If you’re like most Americans, you’ll be as startled as I was by the crazypants liquor-buying system in Pennsylvania. The Keystone State, like a handful of other states, maintains a government monopoly on the sale of wine and spirits, and has ridiculous rules on the sale of beer. Here’s an excerpt from the Wikipedia entry on alcohol rules in PA:

To purchase beer a person must go to a restaurant, bar, or distributor. Beer distributors sell mainly cases and kegs of beer while six and twelve packs, along with individual beers such as 40 ounce or 24 ounce beers, are sold at bars and restaurants. A person is only allowed to purchase 194 ounces of beer at a time in this manner. If you take the 194 ounces to your vehicle and re-enter the business, you can buy 194 more ounces, and continue doing so so long as you only take out 194 ounces of beer from the store at a time. For larger quantities one must go to a beverage distributor which sells beer only by the case or keg. Beverage distributors (which also sell soft drinks) may sell beer and malt liquor, but not wine or hard liquor. Unlike the Wine and Spirits shops, people under 21 may enter most beverage distributors without an adult, but rules vary from store to store.
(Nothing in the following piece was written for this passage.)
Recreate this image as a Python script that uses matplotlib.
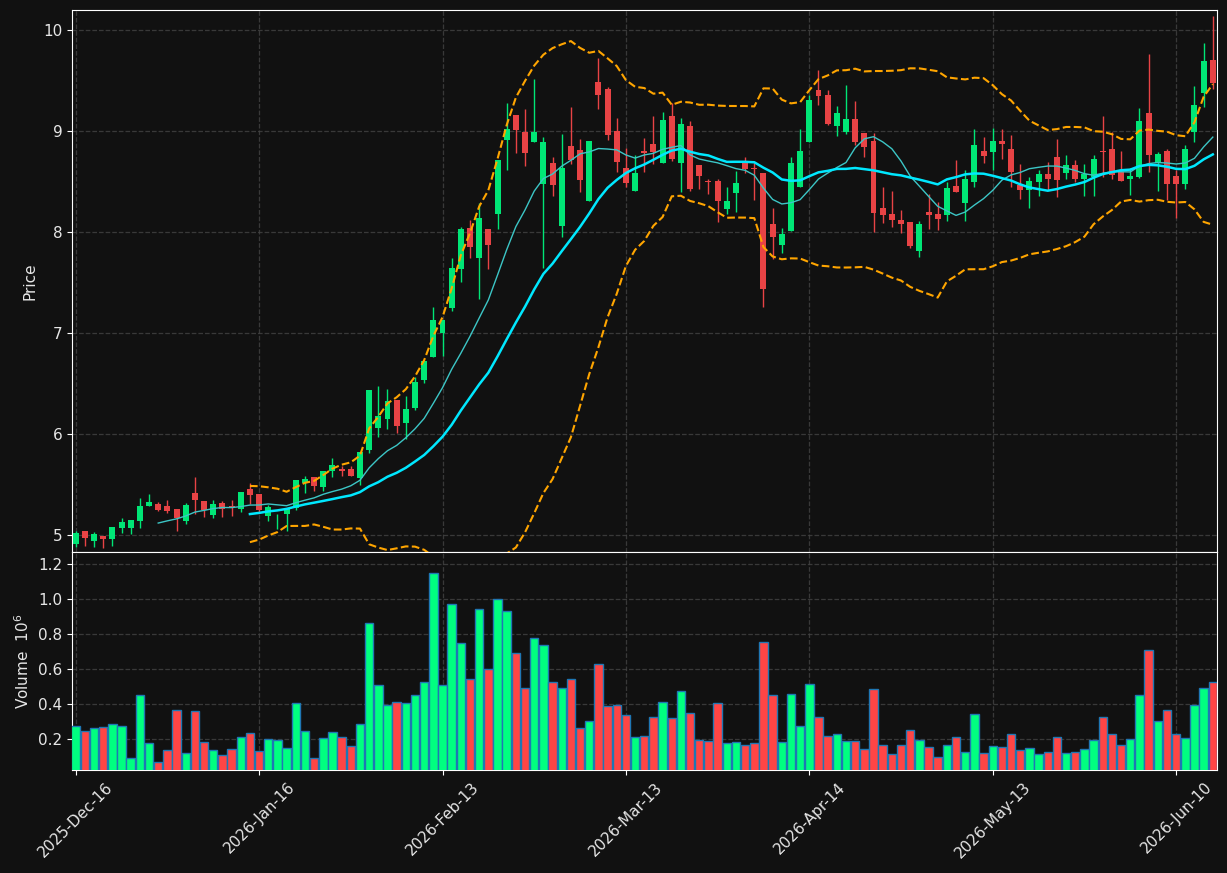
import numpy as np
import pandas as pd
import matplotlib
matplotlib.use("Agg")
import matplotlib.pyplot as plt

# OHLC (one bar per trading day)
opens = [4.914, 5.040, 4.941, 4.990, 4.960, 5.069, 5.069, 5.139, 5.287, 5.307,
         5.287, 5.257, 5.139, 5.416, 5.337, 5.198, 5.317, 5.287, 5.257, 5.456,
         5.410, 5.191, 5.205, 5.208, 5.271, 5.512, 5.574, 5.479, 5.637, 5.650,
         5.653, 5.568, 5.842, 6.063, 6.149, 6.337, 6.109, 6.257, 6.535, 6.766,
         7.003, 7.251, 7.637, 8.036, 7.746, 8.026, 8.182, 8.911, 9.155, 8.993,
         8.894, 8.479, 8.680, 8.056, 8.851, 8.812, 8.310, 9.488, 9.416, 9.000,
         8.634, 8.409, 8.802, 8.871, 8.680, 9.149, 8.686, 9.050, 8.660, 8.505,
         8.505, 8.231, 8.389, 8.683, 8.630, 8.581, 8.079, 7.875, 8.013, 8.442,
         8.894, 9.406, 9.356, 9.053, 8.993, 9.119, 8.980, 8.901, 8.238, 8.178,
         8.119, 8.099, 7.815, 8.198, 8.178, 8.172, 8.455, 8.290, 8.498, 8.802,
         8.795, 8.901, 8.822, 8.469, 8.416, 8.495, 8.574, 8.743, 8.587, 8.663,
         8.525, 8.548, 8.799, 8.822, 8.597, 8.525, 8.548, 9.178, 8.686, 8.802,
         8.554, 8.479, 8.993, 9.380, 9.703]
highs = [5.043, 5.040, 5.033, 4.990, 5.079, 5.165, 5.149, 5.366, 5.403, 5.327,
         5.343, 5.257, 5.317, 5.574, 5.337, 5.347, 5.337, 5.347, 5.426, 5.515,
         5.410, 5.297, 5.208, 5.264, 5.545, 5.584, 5.574, 5.634, 5.759, 5.683,
         5.683, 5.818, 6.436, 6.475, 6.442, 6.337, 6.380, 6.568, 6.723, 7.257,
         7.129, 7.743, 8.053, 8.116, 8.290, 8.026, 8.713, 9.277, 9.155, 9.221,
         9.518, 8.944, 8.743, 8.967, 9.234, 8.917, 8.901, 9.719, 9.439, 9.125,
         8.832, 8.762, 8.927, 9.149, 9.188, 9.281, 9.125, 9.099, 8.660, 8.525,
         8.525, 8.449, 8.601, 8.746, 8.680, 8.581, 8.234, 8.036, 8.746, 9.017,
         9.356, 9.601, 9.406, 9.251, 9.455, 9.294, 8.980, 8.977, 8.446, 8.406,
         8.215, 8.099, 8.106, 8.376, 8.294, 8.498, 8.713, 8.614, 9.017, 8.937,
         9.026, 9.017, 8.957, 8.670, 8.548, 8.611, 8.696, 8.917, 8.759, 8.713,
         8.673, 8.759, 9.149, 8.990, 8.799, 8.630, 9.224, 9.759, 8.789, 8.819,
         8.614, 8.858, 9.442, 9.868, 10.135]
lows = [4.884, 4.894, 4.884, 4.875, 4.894, 5.023, 5.013, 5.073, 5.287, 5.238,
        5.218, 5.043, 5.109, 5.208, 5.182, 5.172, 5.182, 5.191, 5.224, 5.307,
        5.230, 5.142, 5.059, 5.043, 5.248, 5.419, 5.439, 5.439, 5.571, 5.584,
        5.584, 5.495, 5.815, 5.974, 6.053, 6.013, 5.947, 6.238, 6.502, 6.766,
        6.776, 7.218, 7.502, 7.746, 7.337, 7.630, 8.026, 8.611, 8.779, 8.657,
        8.894, 7.640, 8.353, 7.954, 8.670, 8.399, 8.310, 9.214, 8.908, 8.597,
        8.449, 8.409, 8.597, 8.670, 8.680, 8.703, 8.399, 8.406, 8.422, 8.373,
        8.096, 8.175, 8.201, 8.581, 8.317, 7.261, 7.729, 7.795, 8.013, 8.442,
        8.894, 9.254, 9.056, 8.947, 8.970, 8.861, 8.746, 8.003, 8.092, 8.053,
        7.993, 7.838, 7.749, 8.033, 8.023, 8.112, 8.399, 8.112, 8.442, 8.680,
        8.614, 8.726, 8.442, 8.330, 8.241, 8.360, 8.416, 8.350, 8.528, 8.498,
        8.360, 8.360, 8.548, 8.528, 8.508, 8.370, 8.538, 8.597, 8.409, 8.320,
        8.142, 8.429, 8.888, 9.241, 9.413]
closes = [5.020, 4.974, 5.010, 4.964, 5.079, 5.129, 5.149, 5.287, 5.327, 5.248,
          5.238, 5.172, 5.297, 5.347, 5.248, 5.307, 5.257, 5.277, 5.426, 5.396,
          5.248, 5.274, 5.208, 5.264, 5.545, 5.554, 5.488, 5.634, 5.693, 5.634,
          5.584, 5.818, 6.436, 6.178, 6.327, 6.083, 6.248, 6.515, 6.723, 7.129,
          7.129, 7.644, 8.026, 7.855, 8.135, 7.875, 8.713, 9.023, 9.010, 8.782,
          8.990, 8.891, 8.469, 8.634, 8.713, 8.518, 8.901, 9.360, 8.960, 8.696,
          8.488, 8.584, 8.779, 8.795, 9.109, 8.723, 9.069, 8.429, 8.558, 8.498,
          8.310, 8.304, 8.485, 8.627, 8.624, 7.439, 7.954, 7.980, 8.683, 8.802,
          9.304, 9.350, 9.073, 9.178, 9.119, 8.894, 8.845, 8.191, 8.172, 8.119,
          8.082, 7.865, 8.079, 8.172, 8.132, 8.436, 8.399, 8.525, 8.861, 8.756,
          8.901, 8.875, 8.597, 8.419, 8.502, 8.574, 8.525, 8.518, 8.663, 8.525,
          8.578, 8.723, 8.792, 8.564, 8.508, 8.554, 9.099, 8.766, 8.772, 8.479,
          8.479, 8.822, 9.257, 9.693, 9.479]
# volume in millions
volumes = [0.275, 0.246, 0.263, 0.269, 0.286, 0.275, 0.091, 0.453, 0.177, 0.068,
           0.139, 0.367, 0.120, 0.361, 0.185, 0.137, 0.108, 0.144, 0.211, 0.234,
           0.131, 0.200, 0.194, 0.148, 0.407, 0.246, 0.091, 0.206, 0.240, 0.211,
           0.160, 0.286, 0.861, 0.510, 0.395, 0.413, 0.407, 0.453, 0.528, 1.148,
           0.510, 0.970, 0.746, 0.545, 0.941, 0.602, 0.999, 0.930, 0.689, 0.493,
           0.775, 0.740, 0.528, 0.493, 0.545, 0.263, 0.303, 0.631, 0.390, 0.395,
           0.338, 0.211, 0.217, 0.326, 0.413, 0.321, 0.476, 0.349, 0.194, 0.189,
           0.407, 0.177, 0.183, 0.166, 0.177, 0.752, 0.453, 0.183, 0.459, 0.275,
           0.516, 0.326, 0.217, 0.229, 0.189, 0.189, 0.143, 0.487, 0.166, 0.114,
           0.166, 0.252, 0.194, 0.154, 0.097, 0.166, 0.211, 0.125, 0.344, 0.120,
           0.160, 0.154, 0.229, 0.137, 0.148, 0.114, 0.125, 0.211, 0.120, 0.125,
           0.143, 0.194, 0.326, 0.229, 0.166, 0.200, 0.453, 0.711, 0.303, 0.367,
           0.229, 0.206, 0.395, 0.493, 0.528]

tick_pos = [0, 20, 40, 60, 80, 100, 120]
tick_labels = ["2025-Dec-16", "2026-Jan-16", "2026-Feb-13", "2026-Mar-13",
               "2026-Apr-14", "2026-May-13", "2026-Jun-10"]

BG = "#111111"
TXT = "#e6e6e6"
UP = "#00e676"
DOWN = "#e84345"
VUP = "#00ff80"
VDOWN = "#ff4545"

df = pd.DataFrame({"Open": opens, "High": highs, "Low": lows,
                   "Close": closes, "Volume": volumes})
x = np.arange(len(df))
up = df["Close"] >= df["Open"]

# moving averages and bollinger bands from the closes
ma10 = df["Close"].rolling(10).mean()
ma20 = df["Close"].rolling(20).mean()
std20 = df["Close"].rolling(20).std()
bb_up = ma20 + 2 * std20
bb_lo = ma20 - 2 * std20

fig = plt.figure(figsize=(12.27, 8.73), dpi=100, facecolor=BG)
ax = fig.add_axes([0.0587, 0.3677, 0.9331, 0.6208])
axv = fig.add_axes([0.0587, 0.1180, 0.9331, 0.2497], sharex=ax)

for a in (ax, axv):
    a.set_facecolor(BG)
    for s in a.spines.values():
        s.set_color("white")
    a.tick_params(colors="white", labelcolor=TXT, labelsize=11)
    a.grid(True, color="#444444", linestyle="--", linewidth=0.9, alpha=0.8)
    a.set_axisbelow(True)

# candles
for i in x:
    c = UP if up[i] else DOWN
    ax.vlines(i, df["Low"][i], df["High"][i], color=c, linewidth=1, zorder=2)
    lo = min(df["Open"][i], df["Close"][i])
    h = max(abs(df["Close"][i] - df["Open"][i]), 0.008)
    ax.bar(i, h, bottom=lo, width=0.65, color=c, linewidth=0, zorder=3)

ax.plot(x, ma10, color="#3cc6c6", linewidth=1.0, zorder=4)
ax.plot(x, ma20, color="#00e8ff", linewidth=1.8, zorder=4)
ax.plot(x, bb_up, color="#ffa500", linestyle="--", linewidth=1.5, zorder=4)
ax.plot(x, bb_lo, color="#ffa500", linestyle="--", linewidth=1.5, zorder=4)

ax.set_ylim(4.832, 10.198)
ax.set_ylabel("Price", color=TXT, fontsize=11)
ax.set_yticks([5, 6, 7, 8, 9, 10])
ax.tick_params(axis="x", labelbottom=False)

vcol = [VUP if u else VDOWN for u in up]
axv.bar(x, df["Volume"], width=0.92, color=vcol, edgecolor="#1f77b4",
        linewidth=1.0, zorder=3)
axv.set_ylim(0.023, 1.269)
axv.set_yticks([0.2, 0.4, 0.6, 0.8, 1.0, 1.2])
axv.set_ylabel("Volume  $10^{6}$", color=TXT, fontsize=11)

axv.set_xlim(-0.4, 124.45)
axv.set_xticks(tick_pos)
axv.set_xticklabels(tick_labels, rotation=45, ha="center", color=TXT)

fig.savefig("out.png", dpi=100, facecolor=BG)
I pootled over to my local state wine and spirits shop the other night to have a look. What a difference from Texas. Completely charmless and uninteresting, almost Soviet in its bare-bones functionality. The selection was decent, I must admit, but it wasn’t as good as the lamest private liquor store I’d patronize in Dallas. If you want a bottle of Champagne in my neighborhood, you are pretty much out of luck. I kept thinking that I must be missing something, that the Champagne selection couldn’t be that sparse. But no, that was it. Take it or leave it, comrade.I detected exactly one employee on duty, and he was behind the counter checking people out, so he wasn’t able to come talk to me about my selection. As a relative neophyte on wine matters, I’ve come to rely on relationships established with friendly and knowledgeable wine store clerks, who steer me to things they figure I’ll like, in my price range. I’ve been able to explore wines I wouldn’t think to pick out on my own, and have made some good discoveries that way. Those days are over, I guess. In any case, I could be making a prejudicial, groundless judgment, but the state employee on duty at my local the other night didn’t exactly inspire confidence that he knew the difference between a Bordeaux and a Barolo. I may be wrong, but so what if he did? He was bound to the cash register, and wouldn’t be able to help me if I asked him.I keep being told, “Just do what everybody else does and drive to Jersey to buy wine.” It’s illegal to cross state lines with the stuff, but the po-po have more important things to worry about. So I guess I’ll do that, but this is incredibly, monumentally stupid. And it makes me mad that I won’t be able to enjoy the fantastic reds of California’s Dobra Zemlja vineyards, which a bibulous clerical connoisseur shipped to me in Texas once upon a happy time. I asked a Texas expatriate living in PA to explain the liquor laws here, in terms of who benefits from this idiotic system. He writes:

From what I can discern, the PLCB [Pennsylvania Liquor Control Board] was established at the end of Prohibition. You’ve got a lot of temperance-believin’ Protestants (think Methodists, Baptists, Reformed, etc. ca. 1933 not 2010) in the state, so they undoubtedly wanted to take control of the devil’s urine. These old temperance types are gone now (for the most part), but the legacy lives on.The new defender is a collection of entrenched interests. The workers at the W&S stores are all union (UFCW, part of the AFL-CIO). The beer distributors have a lock on their business. The restaurants likewise. None of them have to compete with REAL liquor stores where the selection is good and the people knowlegeable or with grocery stores, which are price competitive and have longer hours and convenience. The PLCB’s stranglehold is maintained by the scare tactic that releasing that control will result in more teenage drinking. (Well, we see how effective the PLCB is right here in State College, home of Penn State, #1 Party School according to voters last year. I won’t bore you with the myriad episodes of “Dumb Drunk College Student Follies”.)

At Reason.com, they’ve got a four-minute video piece explaining how states could see a lot more revenue if they’d scrap these government monopoly laws on the liquor business. Bob McConnell, the new GOP governor of Virginia, appears to say he’s all for ending Virginia’s state monopoly. More power to him, and to other free-market reformers. Down with Sancerre Socialism!